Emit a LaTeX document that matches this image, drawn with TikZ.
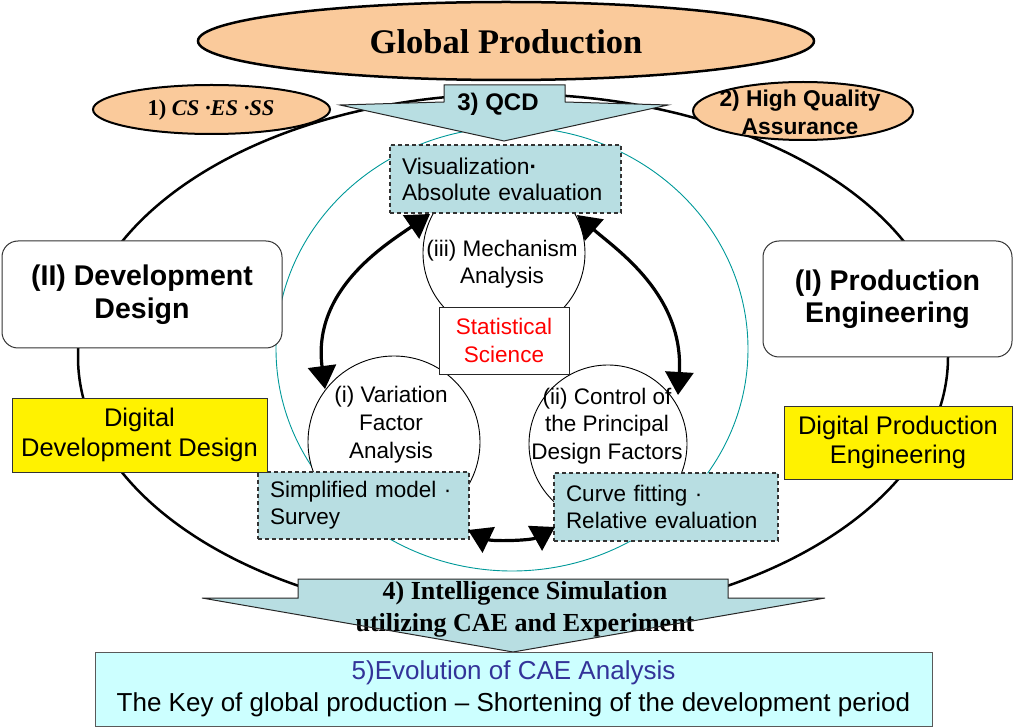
\documentclass[tikz,border=0pt]{standalone}
\usepackage{fontspec}
\setmainfont{Liberation Sans}
\newfontfamily\timesfont{Liberation Serif}
\usetikzlibrary{arrows.meta}
\definecolor{peach}{RGB}{250,202,155}
\definecolor{paleteal}{RGB}{184,222,226}
\definecolor{palecyan}{RGB}{204,255,255}
\definecolor{ringteal}{RGB}{0,153,153}
\definecolor{navytext}{RGB}{51,51,153}
\newcommand\fsz[2]{\fontsize{#1}{#2}\selectfont}

\begin{document}
\begin{tikzpicture}[x=1pt,y=-1pt,
  txt/.style={align=center, inner sep=0pt},
  softbox/.style={draw=black!80, line width=1pt, fill=white, rounded corners=16pt, align=center},
  yellowbox/.style={draw=black!80, line width=0.9pt, fill=yellow, align=center, inner sep=0pt},
  dashbox/.style={draw=black!80, line width=1.2pt, dash pattern=on 4pt off 3pt,
                  fill=paleteal, align=left, inner xsep=12pt, inner ysep=0pt},
  peachoval/.style={draw=black, fill=peach},
  arrowshape/.style={fill=paleteal},
  arrowedge/.style={draw=black!85, line width=1pt, line join=miter},
  swing/.style={line width=3.2pt, >={Triangle[length=23pt,width=28pt]}, <->},
]
\useasboundingbox (0,0) rectangle (1013,727);

% outer loop of the production cycle
\draw[line width=2.5pt] (513,357) ellipse [x radius=435pt, y radius=263pt];

% statistical science ring
\draw[ringteal, line width=0.9pt] (512,349) ellipse [x radius=236pt, y radius=222pt];

% the three analysis circles
\draw[line width=0.9pt, fill=white] (504,253) circle [radius=81pt];
\draw[line width=0.9pt, fill=white] (394,442) circle [radius=86pt];
\draw[line width=0.9pt, fill=white] (608,444) circle [radius=79pt];
\node[txt, font=\fsz{22.5}{27}] (mech) at (502,264) {(iii) Mechanism\\Analysis};
\node[txt, font=\fsz{22.5}{28}] (vari) at (391,425) {(i) Variation\\Factor\\Analysis};
\node[txt, font=\fsz{22.5}{27.5}] (ctrl) at (607,426) {(ii) Control of\\the Principal\\Design Factors};

% centre box
\node[draw=black!85, line width=0.9pt, fill=white, minimum width=130pt, minimum height=67pt,
      txt, text=red, font=\fsz{22.5}{28}] (stat) at (504,340.5) {Statistical\\Science};

% evaluation boxes
\node[dashbox, text width=207pt, minimum height=68pt, font=\fsz{22.8}{26}] (visu) at (505.5,179)
  {Visualization\textbf{·}\\Absolute evaluation};
\node[dashbox, text width=187pt, minimum height=67pt, font=\fsz{22.5}{27}] (simp) at (363.5,505.5)
  {Simplified model ·\\Survey};
\node[dashbox, text width=200pt, minimum height=68pt, font=\fsz{22.5}{27}] (curv) at (666,507)
  {Curve fitting ·\\Relative evaluation};

% ends of the cycle arrows
\coordinate (vl) at (430,214);
\coordinate (vr) at (577,215);
\coordinate (il) at (325,389);
\coordinate (ir) at (678,395);
\coordinate (sl) at (468,530);
\coordinate (cr) at (555,527);
\draw[swing] (vl) .. controls (385,245) and (312,290) .. (il);
\draw[swing] (vr) .. controls (617,250) and (684,295) .. (ir);
\draw[swing] (sl) .. controls (492,541.5) and (531,540.6) .. (cr);

% QCD arrow
\path[arrowshape] (444,85) -- (565,85) -- (565,102) -- (668,105) -- (504,141) -- (340,105) -- (444,102) -- cycle;
\node[txt, font=\fsz{24}{28}\bfseries] (qcd) at (498,104) {3) QCD};
\path[arrowedge] (444,85) -- (565,85) -- (565,102) -- (668,105) -- (504,141) -- (340,105) -- (444,102) -- cycle;

% headline oval
\draw[peachoval, line width=2.5pt] (506,41) ellipse [x radius=308pt, y radius=39pt];
\node[txt, font=\timesfont\fsz{34.5}{40}\bfseries] (glob) at (506,42) {Global Production};

% goal ovals
\draw[peachoval, line width=2pt] (211.5,109.5) ellipse [x radius=118.5pt, y radius=24.5pt];
\node[txt, font=\timesfont\fsz{22.5}{26}\bfseries] (cses) at (211,110) {1) \textit{CS ·ES ·SS}};
\draw[peachoval, line width=2pt] (803,111) ellipse [x radius=110pt, y radius=29pt];
\node[txt, font=\fsz{22.8}{28}\bfseries] (hqa) at (800,112) {2) High Quality\\Assurance};

% the two domains
\node[softbox, minimum width=280pt, minimum height=107pt, font=\fsz{28.5}{33}\bfseries] (devd) at (142,294.5)
  {(II) Development\\Design};
\node[softbox, minimum width=249pt, minimum height=116pt, font=\fsz{28.5}{32}\bfseries] (proe) at (887.5,299)
  {(I) Production\\Engineering};
\node[yellowbox, minimum width=255pt, minimum height=74pt, font=\fsz{25.5}{30}] (ddd) at (139.5,435)
  {Digital\\Development Design};
\node[yellowbox, minimum width=228pt, minimum height=73pt, font=\fsz{25.5}{29}] (dpe) at (898,442.5)
  {Digital Production\\Engineering};

% simulation arrow
\path[arrowshape] (298,579) -- (728,579) -- (728,598) -- (825,598) -- (513,652) -- (202,598) -- (298,598) -- cycle;
\node[txt, font=\timesfont\fsz{26}{32}\bfseries] (isim) at (525,609)
  {4) Intelligence Simulation\\utilizing CAE and Experiment};
\path[arrowedge] (298,579) -- (728,579) -- (728,598) -- (825,598) -- (513,652) -- (202,598) -- (298,598) -- cycle;

% conclusion box
\node[draw=black!65, line width=1pt, fill=palecyan, minimum width=837pt, minimum height=74pt,
      txt, font=\fsz{26}{32}] (evol) at (513.5,689)
  {\textcolor{navytext}{5)Evolution of CAE Analysis}\\The Key of global production -- Shortening of the development period};
\end{tikzpicture}
\end{document}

-- What is required --
Pictures stay out. Repeat only the lines from the beginning of the data through the line that has "radius=236pt, y radius=222pt];".

-- Written solution --
Emit a LaTeX document that matches this image, drawn with TikZ.
\documentclass[tikz,border=0pt]{standalone}
\usepackage{fontspec}
\setmainfont{Liberation Sans}
\newfontfamily\timesfont{Liberation Serif}
\usetikzlibrary{arrows.meta}
\definecolor{peach}{RGB}{250,202,155}
\definecolor{paleteal}{RGB}{184,222,226}
\definecolor{palecyan}{RGB}{204,255,255}
\definecolor{ringteal}{RGB}{0,153,153}
\definecolor{navytext}{RGB}{51,51,153}
\newcommand\fsz[2]{\fontsize{#1}{#2}\selectfont}

\begin{document}
\begin{tikzpicture}[x=1pt,y=-1pt,
  txt/.style={align=center, inner sep=0pt},
  softbox/.style={draw=black!80, line width=1pt, fill=white, rounded corners=16pt, align=center},
  yellowbox/.style={draw=black!80, line width=0.9pt, fill=yellow, align=center, inner sep=0pt},
  dashbox/.style={draw=black!80, line width=1.2pt, dash pattern=on 4pt off 3pt,
                  fill=paleteal, align=left, inner xsep=12pt, inner ysep=0pt},
  peachoval/.style={draw=black, fill=peach},
  arrowshape/.style={fill=paleteal},
  arrowedge/.style={draw=black!85, line width=1pt, line join=miter},
  swing/.style={line width=3.2pt, >={Triangle[length=23pt,width=28pt]}, <->},
]
\useasboundingbox (0,0) rectangle (1013,727);

% outer loop of the production cycle
\draw[line width=2.5pt] (513,357) ellipse [x radius=435pt, y radius=263pt];

% statistical science ring
\draw[ringteal, line width=0.9pt] (512,349) ellipse [x radius=236pt, y radius=222pt];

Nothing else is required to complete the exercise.